I got to the top of the ridge and the 10 buzzes on my phone let me know I had cell service. I shot Stephen a message before reading any of them. I told him I was fine and would be here in about 3 miles. After he replied I read his messages. Like a good friend he called the park ranger. The park ranger said it was still too early to worry, so he never came out to the park… Rule #2 still intact. My phone died shortly after reading the last message.
My mother gave me some prayer beads that she picked up from her first trip to Israel. I take these beads with me on every major ultra I run… on every crazy, dangerous adventure. There's a sense of comfort, love and protection these beads give me.
With about a mile left to the trail head… I came across a graveyard. I was running a good pace as I approached the site. I slowly walked into the graveyard, dropped down on both knees in front of an 1800s tombstone, clutched my prayer beads, bowed my head, and prayed.

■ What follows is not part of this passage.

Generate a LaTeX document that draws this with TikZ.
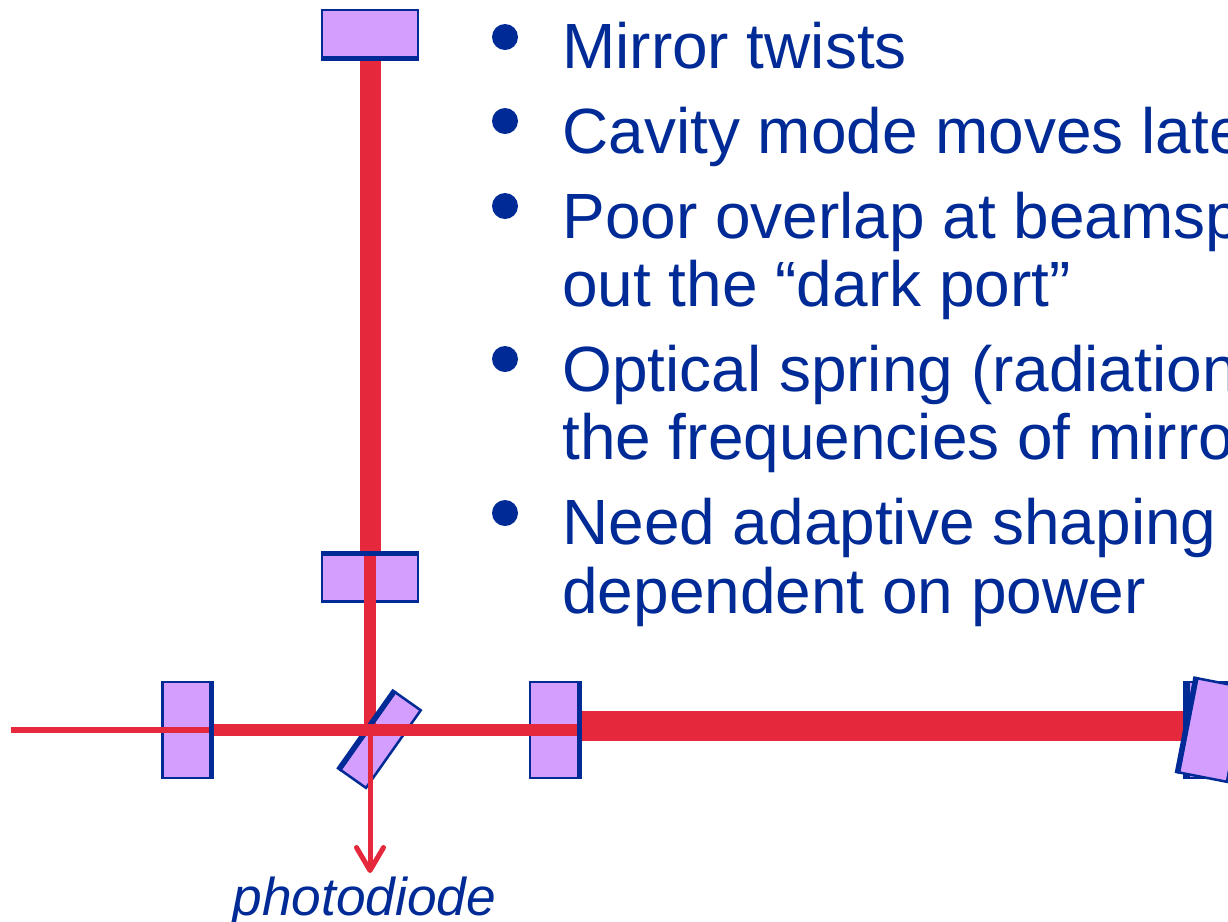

I thanked God for keeping me safe. I thanked Him for giving me good friends who are patient and would do anything for me, for a family that supports me and my craziness, for the ability to venture out and explore this beautiful world. I prayed for guidance for my sister as her family is making big decisions, for safe travels for my wife in the upcoming week…
A few minutes passed and I got up and started walking out of cemetery… I turned back and shot one last apologetic prayer up to the sky… “sorry about the language...” (I’m thinking given the circumstances He’ll probably give me a pass… I like to think He probably found it pretty amusing).
I ran up to the trailhead where Stephen was parked. He just smiled. “Kinlock and a beer?” Rule #1.